■ **Given request**: Transcribe the lines from the start of the data below through the line with "(sp2) at (574,133)", word for word and nothing more.

(Entries with chart source code)
--
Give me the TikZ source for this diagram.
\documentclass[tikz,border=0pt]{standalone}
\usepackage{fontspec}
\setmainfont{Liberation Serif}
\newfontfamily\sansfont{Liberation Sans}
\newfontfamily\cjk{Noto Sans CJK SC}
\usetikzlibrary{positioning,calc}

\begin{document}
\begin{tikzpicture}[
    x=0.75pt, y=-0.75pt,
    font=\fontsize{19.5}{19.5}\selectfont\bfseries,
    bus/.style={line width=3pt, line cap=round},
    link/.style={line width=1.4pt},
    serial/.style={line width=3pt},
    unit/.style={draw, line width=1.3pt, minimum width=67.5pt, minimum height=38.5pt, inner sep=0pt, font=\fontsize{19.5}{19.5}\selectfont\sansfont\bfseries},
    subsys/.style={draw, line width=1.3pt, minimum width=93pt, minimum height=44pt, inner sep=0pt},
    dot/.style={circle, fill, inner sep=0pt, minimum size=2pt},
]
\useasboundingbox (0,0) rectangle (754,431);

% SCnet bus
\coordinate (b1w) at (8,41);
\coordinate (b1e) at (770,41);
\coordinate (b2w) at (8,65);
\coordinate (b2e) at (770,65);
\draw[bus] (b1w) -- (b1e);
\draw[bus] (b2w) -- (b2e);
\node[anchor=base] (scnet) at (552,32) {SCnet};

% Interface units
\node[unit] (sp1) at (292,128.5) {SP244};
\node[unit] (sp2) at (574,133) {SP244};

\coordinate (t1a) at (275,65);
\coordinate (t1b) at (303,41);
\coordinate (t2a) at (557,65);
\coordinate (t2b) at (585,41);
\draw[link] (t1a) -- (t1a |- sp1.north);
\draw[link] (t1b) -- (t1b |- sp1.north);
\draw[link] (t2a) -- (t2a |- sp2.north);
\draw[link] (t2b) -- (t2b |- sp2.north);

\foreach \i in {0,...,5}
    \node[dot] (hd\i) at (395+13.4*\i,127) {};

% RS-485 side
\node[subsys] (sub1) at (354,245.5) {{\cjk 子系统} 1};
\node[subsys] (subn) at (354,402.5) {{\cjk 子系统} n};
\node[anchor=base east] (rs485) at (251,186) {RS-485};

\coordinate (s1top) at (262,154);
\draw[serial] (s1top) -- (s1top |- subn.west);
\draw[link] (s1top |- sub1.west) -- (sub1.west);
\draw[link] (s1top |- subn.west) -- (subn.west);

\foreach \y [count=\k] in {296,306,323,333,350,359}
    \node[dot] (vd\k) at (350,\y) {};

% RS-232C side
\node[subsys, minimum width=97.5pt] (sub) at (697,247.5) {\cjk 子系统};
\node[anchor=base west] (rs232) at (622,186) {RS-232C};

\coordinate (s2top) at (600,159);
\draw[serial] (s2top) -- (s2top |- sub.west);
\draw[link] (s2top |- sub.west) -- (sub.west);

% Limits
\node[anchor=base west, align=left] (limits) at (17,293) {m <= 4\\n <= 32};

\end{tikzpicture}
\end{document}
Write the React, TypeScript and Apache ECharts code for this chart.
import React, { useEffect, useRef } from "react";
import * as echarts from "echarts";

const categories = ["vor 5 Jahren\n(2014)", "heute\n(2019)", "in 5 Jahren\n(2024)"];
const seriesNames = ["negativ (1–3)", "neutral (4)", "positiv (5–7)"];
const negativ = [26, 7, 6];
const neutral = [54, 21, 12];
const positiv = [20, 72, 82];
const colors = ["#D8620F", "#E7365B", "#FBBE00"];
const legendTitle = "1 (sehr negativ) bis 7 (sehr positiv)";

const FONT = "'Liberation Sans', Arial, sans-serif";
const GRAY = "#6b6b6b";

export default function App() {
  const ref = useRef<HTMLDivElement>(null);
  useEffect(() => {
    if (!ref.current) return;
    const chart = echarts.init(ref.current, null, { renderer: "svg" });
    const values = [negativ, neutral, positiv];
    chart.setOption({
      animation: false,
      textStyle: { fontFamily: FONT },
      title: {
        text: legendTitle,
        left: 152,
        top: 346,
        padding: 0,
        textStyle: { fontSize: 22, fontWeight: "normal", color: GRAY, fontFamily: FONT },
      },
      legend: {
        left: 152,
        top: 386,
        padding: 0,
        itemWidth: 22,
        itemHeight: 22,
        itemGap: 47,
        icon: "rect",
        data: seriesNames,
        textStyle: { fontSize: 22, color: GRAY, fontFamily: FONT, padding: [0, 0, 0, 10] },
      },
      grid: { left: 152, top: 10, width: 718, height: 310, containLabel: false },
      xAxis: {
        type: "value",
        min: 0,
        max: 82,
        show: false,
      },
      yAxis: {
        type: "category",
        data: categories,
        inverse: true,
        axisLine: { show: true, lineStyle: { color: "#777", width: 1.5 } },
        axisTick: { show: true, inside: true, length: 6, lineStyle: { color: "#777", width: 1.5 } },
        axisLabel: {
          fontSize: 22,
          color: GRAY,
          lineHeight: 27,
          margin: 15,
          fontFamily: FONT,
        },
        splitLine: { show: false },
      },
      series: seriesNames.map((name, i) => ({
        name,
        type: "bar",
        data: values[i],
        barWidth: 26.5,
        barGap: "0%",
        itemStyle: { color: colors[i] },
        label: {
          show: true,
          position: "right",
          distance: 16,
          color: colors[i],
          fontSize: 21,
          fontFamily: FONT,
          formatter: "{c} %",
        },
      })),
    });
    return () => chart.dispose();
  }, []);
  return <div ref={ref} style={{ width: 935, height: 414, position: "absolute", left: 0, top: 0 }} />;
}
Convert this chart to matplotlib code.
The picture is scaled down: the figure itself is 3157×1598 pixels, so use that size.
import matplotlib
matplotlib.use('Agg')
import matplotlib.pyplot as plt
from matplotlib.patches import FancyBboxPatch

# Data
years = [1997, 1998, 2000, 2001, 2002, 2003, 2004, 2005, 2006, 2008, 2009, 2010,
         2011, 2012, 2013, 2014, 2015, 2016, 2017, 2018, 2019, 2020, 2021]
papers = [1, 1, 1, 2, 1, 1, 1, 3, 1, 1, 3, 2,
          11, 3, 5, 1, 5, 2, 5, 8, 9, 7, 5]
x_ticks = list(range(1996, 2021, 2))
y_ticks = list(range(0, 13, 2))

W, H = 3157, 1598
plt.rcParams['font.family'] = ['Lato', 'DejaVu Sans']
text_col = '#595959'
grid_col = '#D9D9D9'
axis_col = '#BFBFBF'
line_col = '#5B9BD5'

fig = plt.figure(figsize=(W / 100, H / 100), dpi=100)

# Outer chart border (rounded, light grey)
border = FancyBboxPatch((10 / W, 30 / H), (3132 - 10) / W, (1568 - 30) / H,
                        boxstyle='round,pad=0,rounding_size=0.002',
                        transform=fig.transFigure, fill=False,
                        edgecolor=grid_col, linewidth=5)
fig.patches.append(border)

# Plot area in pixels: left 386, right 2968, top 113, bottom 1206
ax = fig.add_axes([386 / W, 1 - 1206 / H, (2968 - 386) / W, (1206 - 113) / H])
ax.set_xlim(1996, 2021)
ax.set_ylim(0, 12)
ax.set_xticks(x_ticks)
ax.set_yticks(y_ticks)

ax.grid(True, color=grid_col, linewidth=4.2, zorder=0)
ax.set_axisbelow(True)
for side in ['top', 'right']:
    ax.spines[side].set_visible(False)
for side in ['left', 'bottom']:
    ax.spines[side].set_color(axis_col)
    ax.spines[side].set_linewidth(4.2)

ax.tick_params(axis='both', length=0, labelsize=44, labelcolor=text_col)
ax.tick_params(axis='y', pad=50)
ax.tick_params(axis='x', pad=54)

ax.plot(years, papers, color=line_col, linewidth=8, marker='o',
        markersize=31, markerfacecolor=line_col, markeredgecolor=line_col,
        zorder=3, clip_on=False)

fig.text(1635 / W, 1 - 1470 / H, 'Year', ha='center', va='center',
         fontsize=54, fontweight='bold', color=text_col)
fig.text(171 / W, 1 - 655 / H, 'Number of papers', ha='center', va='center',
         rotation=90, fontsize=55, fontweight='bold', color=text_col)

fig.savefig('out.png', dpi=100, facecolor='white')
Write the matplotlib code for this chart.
--
■ **Completed exercise**:
Give me the TikZ source for this diagram.
\documentclass[tikz,border=0pt]{standalone}
\usepackage{fontspec}
\setmainfont{Liberation Serif}
\newfontfamily\sansfont{Liberation Sans}
\newfontfamily\cjk{Noto Sans CJK SC}
\usetikzlibrary{positioning,calc}

\begin{document}
\begin{tikzpicture}[
    x=0.75pt, y=-0.75pt,
    font=\fontsize{19.5}{19.5}\selectfont\bfseries,
    bus/.style={line width=3pt, line cap=round},
    link/.style={line width=1.4pt},
    serial/.style={line width=3pt},
    unit/.style={draw, line width=1.3pt, minimum width=67.5pt, minimum height=38.5pt, inner sep=0pt, font=\fontsize{19.5}{19.5}\selectfont\sansfont\bfseries},
    subsys/.style={draw, line width=1.3pt, minimum width=93pt, minimum height=44pt, inner sep=0pt},
    dot/.style={circle, fill, inner sep=0pt, minimum size=2pt},
]
\useasboundingbox (0,0) rectangle (754,431);

% SCnet bus
\coordinate (b1w) at (8,41);
\coordinate (b1e) at (770,41);
\coordinate (b2w) at (8,65);
\coordinate (b2e) at (770,65);
\draw[bus] (b1w) -- (b1e);
\draw[bus] (b2w) -- (b2e);
\node[anchor=base] (scnet) at (552,32) {SCnet};

% Interface units
\node[unit] (sp1) at (292,128.5) {SP244};
\node[unit] (sp2) at (574,133) {SP244};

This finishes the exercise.